The concept of Schrödinger’s NFT originated from research into Phala, which is a parachain enabling cloud computing through trusted execution environments. This approach allows code to run on CPUs with secure chips without revealing its contents, adding a new dimension to distributed computing.
Phala has its peculiarities, such as limitations in HTTP requests and memory usage. It utilizes Rust, a language gaining traction in the Web3 community, and employs encrypted storage. Each Phala contract gets a private key known only to itself, enabling private key derivations and true randomness.

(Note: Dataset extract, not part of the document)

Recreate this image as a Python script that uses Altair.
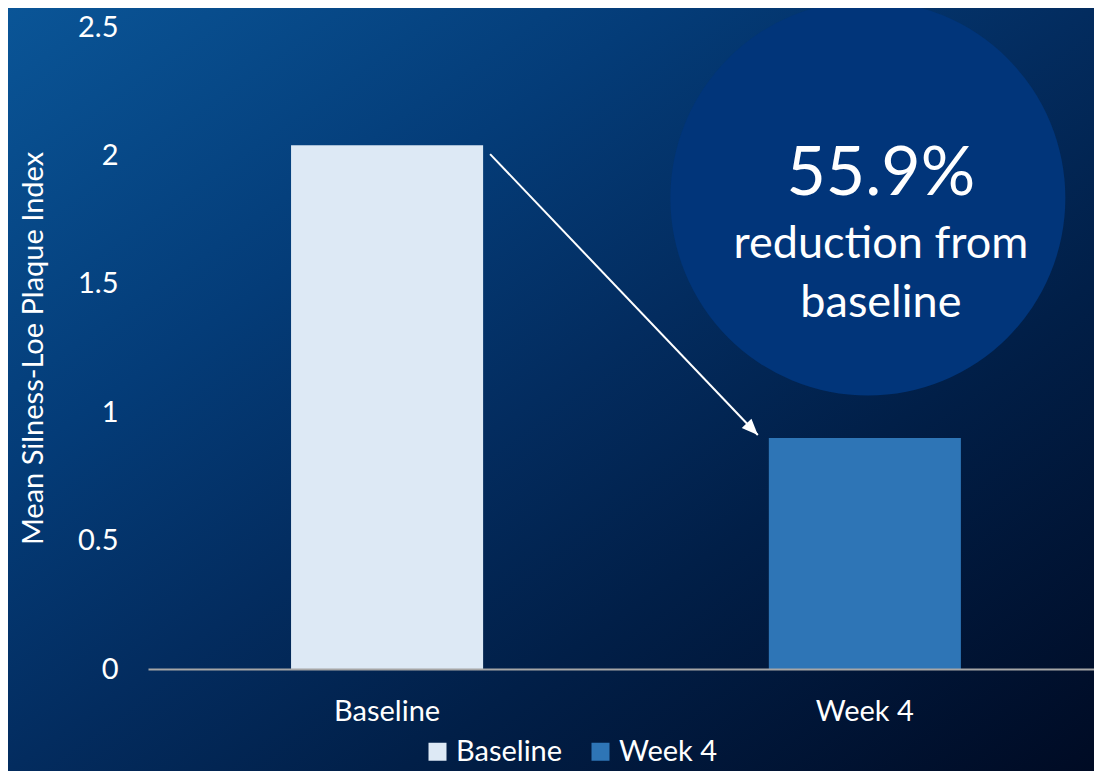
import altair as alt
import pandas as pd

# ---- data ----
categories = ["Baseline", "Week 4"]
values = [2.04, 0.90]
bar_colors = ["#dde9f5", "#2e75b6"]
y_ticks = [0, 0.5, 1, 1.5, 2, 2.5]

callout_lines = ["55.9%", "reduction from", "baseline"]
callout_y = [1.846, 1.600, 1.371]
callout_sizes = [68, 45, 45]
circle_y = [1.834]

arrow_from = ["Baseline"]
arrow_to = ["Week 4"]
arrow_y_from = [2.005]
arrow_y_to = [0.911]

FONT = "Lato"
W, H = 946, 642
PAD = {"left": 140, "top": 19, "right": 0, "bottom": 102}

bars_df = pd.DataFrame({"cat": categories, "val": values})
callout_df = pd.DataFrame({"cat": ["Week 4"] * 3, "y": callout_y, "txt": callout_lines, "size": callout_sizes})
circle_df = pd.DataFrame({"cat": ["Week 4"], "y": circle_y})
arrow_df = pd.DataFrame({"c1": arrow_from, "c2": arrow_to, "y1": arrow_y_from, "y2": arrow_y_to})

xscale = alt.Scale(domain=categories, paddingInner=0.598, paddingOuter=0.289, align=0.518)
yscale = alt.Scale(domain=[0, 2.5])

bg = alt.Chart(pd.DataFrame({"a": [0]})).mark_rect(
    fill=alt.Gradient(
        gradient="linear",
        x1=0, y1=0, x2=1, y2=1,
        stops=[
            alt.GradientStop(offset=0, color="#0a5597"),
            alt.GradientStop(offset=0.3, color="#043c78"),
            alt.GradientStop(offset=0.5, color="#032c5f"),
            alt.GradientStop(offset=0.68, color="#011f48"),
            alt.GradientStop(offset=1, color="#000b24"),
        ],
    )
).encode(
    x=alt.value(-PAD["left"]), x2=alt.value(W + PAD["right"]),
    y=alt.value(-PAD["top"]), y2=alt.value(H + PAD["bottom"]),
)

bars = alt.Chart(bars_df).mark_bar().encode(
    x=alt.X("cat:N", scale=xscale, sort=categories,
            axis=alt.Axis(title=None, labelAngle=0, labelAlign="center", labelColor="white",
                          labelFont=FONT, labelFontSize=29, labelPadding=42, ticks=False,
                          zindex=1, domainColor="#a6a6a6", domainWidth=2, grid=False)),
    y=alt.Y("val:Q", scale=yscale,
            axis=alt.Axis(title="Mean Silness-Loe Plaque Index", values=y_ticks, format="~g",
                          labelColor="white", labelFont=FONT, zindex=1,
                          labelFontSize=29, labelPadding=30, ticks=False, domain=False,
                          grid=False, titleColor="white", titleFont=FONT, titleFontSize=29,
                          titleFontWeight="normal", titleX=-115, titleY=H / 2,
                          titleAlign="center", titleBaseline="middle", titleAngle=-90)),
    color=alt.Color("cat:N", scale=alt.Scale(domain=categories, range=bar_colors),
                    legend=alt.Legend(title=None, orient="none", direction="horizontal",
                                      legendX=275, legendY=710, symbolType="square",
                                      symbolSize=324, symbolStrokeWidth=0, labelColor="white",
                                      labelFont=FONT, labelFontSize=29, labelOffset=4,
                                      columnPadding=23, symbolOpacity=1)),
)

circle = alt.Chart(circle_df).mark_point(
    shape="circle", size=156025, filled=True, color="#01357a", opacity=1, xOffset=3
).encode(x=alt.X("cat:N", scale=xscale), y=alt.Y("y:Q", scale=yscale))

callout = alt.Chart(callout_df).mark_text(
    color="white", font=FONT, align="center", baseline="alphabetic", dx=16
).encode(
    x=alt.X("cat:N", scale=xscale), y=alt.Y("y:Q", scale=yscale),
    text="txt:N", size=alt.Size("size:Q", scale=None),
)

arrow_line = alt.Chart(arrow_df).mark_rule(
    color="white", strokeWidth=2, xOffset=103, x2Offset=-107
).encode(
    x=alt.X("c1:N", scale=xscale), x2="c2:N",
    y=alt.Y("y1:Q", scale=yscale), y2="y2:Q",
)

arrow_head = alt.Chart(arrow_df).mark_point(
    shape="M0,0L-1.2,-0.5L-1.2,0.5Z", size=730, filled=True, color="white",
    opacity=1, angle=46, xOffset=-107
).encode(x=alt.X("c2:N", scale=xscale), y=alt.Y("y2:Q", scale=yscale))

chart = alt.layer(bg, circle, bars, arrow_line, arrow_head, callout).properties(
    width=W, height=H,
    autosize=alt.AutoSizeParams(type="none"),
    padding=PAD,
    background="#03244f",
).configure_view(strokeWidth=0)

chart.save("out.html", embed_options={"renderer": "svg", "actions": False})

The concept behind Schrödinger’s NFT involves associating an NFT ID with a CID (Content Identifier) for an IPFS file. A unique encryption key, known only to the contract, is generated. Users with the NFT can upload, encrypt, and store files on IPFS, and accessing and decrypting these files requires ownership of the associated NFT, ensuring verifiability and security.
Tadej demonstrated the deployment of Schrödinger’s NFT on three different parachains: Phala, Moonbeam, and Cross. While there may be certain limitations of Phala contracts, such as file size constraints and execution time limits, Apillion continues to work on expanding and enhancing the capabilities of Schrödinger’s NFT.
The presentation also highlighted several real-world use cases for Schrödinger’s NFT. These range from secure real estate transactions, where associated documents move with the NFT, to password keepers and storing digital credentials.
Although Schrödinger’s NFT utilizes Apillion’s platform for certain functionalities, Tadej emphasized that the underlying technology is fully decentralized. Users have the option to revoke ownership or transfer their NFTs to their Phala accounts, ensuring complete control.
Apillion’s mission is to accelerate the adoption of Web3 by empowering its builders. Extensive research on various parachains, blockchains, IPFs, and decentralized protocols is conducted to achieve this mission.
Overall, Schrödinger’s NFTs present a novel and secure approach to storing and sharing digital files and assets. By combining the capabilities of multiple parachains, this innovation showcases the potential of multi-chain use cases in the Web3 space.